Understand the JWT iss (issuer) claim, how it identifies the token creator, why validating the issuer prevents token misuse, and multi-provider setups.

Claim

Detailed Explanation

The iss (issuer) claim identifies the entity that created and signed the JWT. It is a case-sensitive string, typically a URL pointing to the authorization server. Validating the iss claim is a fundamental security check that ensures a token was issued by a trusted authority rather than forged by an attacker or generated by an untrusted service.

Format and conventions:

{
  "iss": "https://auth.example.com",
  "sub": "user123",
  "aud": "api.example.com",
  "exp": 1700003600
}

The OpenID Connect specification requires iss to be an HTTPS URL. OAuth 2.0 Authorization Server Metadata (RFC 8414) uses the iss value to locate the server's discovery document at {iss}/.well-known/openid-configuration. This allows clients to dynamically discover signing keys, token endpoints, and supported algorithms.

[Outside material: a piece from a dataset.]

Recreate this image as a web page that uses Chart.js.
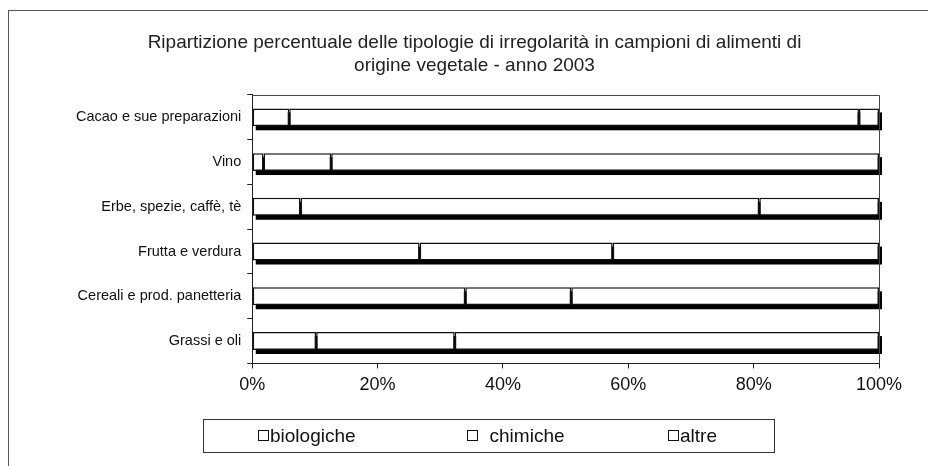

Why issuer validation matters:

Without issuer validation, an attacker could take a valid token from one service and replay it against another. For example, if Service A and Service B both accept JWTs but do not check iss, an attacker with a valid Service A token could access Service B. By checking that iss matches the expected authorization server, each service rejects tokens intended for other systems.

Multi-provider architectures:

Modern applications often accept tokens from multiple issuers: a corporate identity provider for employees, a social login provider for customers, and a machine-to-machine token service for internal services. The server maintains a list of trusted issuers, each with its own set of signing keys. When a token arrives, the server reads iss, looks up the corresponding key set, and validates the signature. If iss is not in the trusted list, the token is rejected immediately.

Implementation best practices:

Always validate iss against an explicit allowlist of trusted issuers. Never accept any token from any issuer. Use exact string comparison, not substring matching, to prevent attacks like https://auth.example.com.evil.com matching a pattern. In JWKS-based setups, map each issuer to its specific JWKS endpoint and cache the keys appropriately.

Use Case

A microservices platform validates the iss claim against a list of trusted identity providers to ensure only tokens from approved auth servers grant access.